It is a follow-up question to my previous question: I have a dataframe like this
Company_id year dummy_1 dummy_2 dummy_3 dummy_4 dummy_5
1 1990 1 0 1 1 1
1 1991 0 0 1 1 0
1 1992 0 0 1 1 0
1 1993 1 0 1 1 0
1 1994 0 1 1 1 0
1 1995 0 0 1 1 0
1 1996 0 0 1 1 1
I created an numpy array by:
df = df.assign(vector = df.iloc[:, -5:].values.tolist())
df['vector'] = df['vector'].apply(np.array)
I want to compare company's distinctivness in terms of it's strategic practices compared to rivals in last 5 years. Here is the code that I use:
df.sort_values('year', ascending=False)
# These will be our lists of differences.
diffs = []
# Loop over all unique dates
for date in df.year.unique():
# Only take dates earlier then current date.

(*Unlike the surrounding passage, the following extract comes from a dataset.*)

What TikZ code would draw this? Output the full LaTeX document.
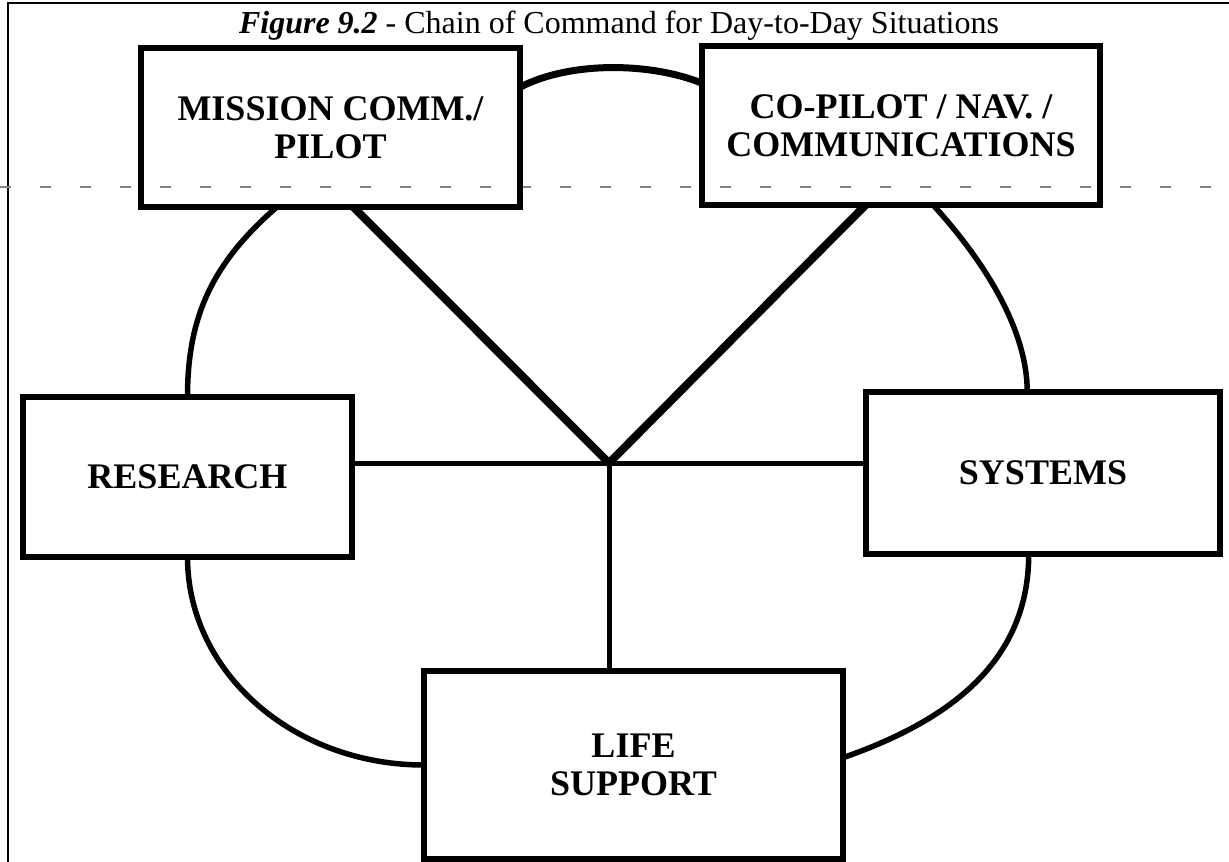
\documentclass[tikz,border=0pt]{standalone}
\usepackage{fontspec}
\setmainfont{Liberation Serif}
\usetikzlibrary{calc}
\definecolor{scangray}{RGB}{130,130,130}

\begin{document}
\begin{tikzpicture}[x=1pt,y=-1pt,
    box/.style={draw,line width=6pt,outer sep=0pt,inner sep=0pt,align=center,
      font=\fontsize{36}{38}\selectfont\bfseries},
    spoke/.style={line width=8pt,line join=miter},
    link/.style={line width=5pt},
    loopline/.style={line width=5.5pt}]
  \useasboundingbox (0,0) rectangle (1229,862);
  % Frame and fold line
  \draw[line width=1.5pt] (8,862) -- (8,3) -- (1229,3);
  \draw[scangray,line width=1.2pt,dash pattern=on 11pt off 29pt] (0,187) -- (1229,187);
  % Title
  \node[anchor=base,font=\fontsize{32}{38}\selectfont] (title) at (619,34)
    {\textbf{\textit{Figure 9.2}} - Chain of Command for Day-to-Day Situations};
  % Boxes
  \node[box,minimum width=379pt,minimum height=159pt] (mission) at (330.5,127.5) {MISSION COMM./\\PILOT};
  \node[box,minimum width=398pt,minimum height=159pt] (copilot) at (901,125.5) {CO-PILOT / NAV. /\\COMMUNICATIONS};
  \node[box,minimum width=329pt,minimum height=160pt] (research) at (187.5,477) {RESEARCH};
  \node[box,minimum width=354pt,minimum height=162pt] (systems) at (1043,473) {SYSTEMS};
  \node[box,minimum width=419pt,minimum height=188pt] (life) at (633.5,765) {LIFE\\SUPPORT};
  % Hub
  \coordinate (hub) at (609,463);
  \draw[spoke] (mission.-74) -- (hub) -- (copilot.-114);
  \draw[link] (research.east |- hub) -- (systems.west |- hub);
  \draw[link] (hub) -- (hub |- life.north);
  % Outer ring
  \draw[loopline,line width=7pt] (mission.12) .. controls +(50,-26) and +(-52,-21) .. (copilot.168);
  \draw[loopline] (mission.-124) .. controls +(-67,58) and +(0,-77) .. (research.north);
  \draw[loopline] (research.south) .. controls +(0,115) and +(-131,0) .. (life.west);
  \draw[loopline] (copilot.-68) .. controls +(52,57) and +(0,-62) .. (systems.101);
  \draw[loopline] (systems.-100) .. controls +(0,112) and +(100,-35) .. (life.2);
\end{tikzpicture}
\end{document}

compare_df = df.loc[df.year - date <= 5 ].copy()
# Loop over each company for this date
for row in df.loc[df.year == date].itertuples():
# If no data available use nans.
if compare_df.empty:
diffs.append(float('nan'))
# Calculate cosine and fill in otherwise
else:
compare_df['distinctivness'] = spatial.distance.cosine(np.array(compare_df.vector) , np.array(row.vector))
row_of_interest = compare_df.distinctivness.mean()
diffs.append(row_of_interest.distinctivness.values[0])
However, I get
compare_df['distinctivness'] = spatial.distance.cosine(np.array(compare_df.vector) - np.array(row.vector))
ValueError: operands could not be broadcast together with shapes (29254,) (93,)
How could I get rid of this problem?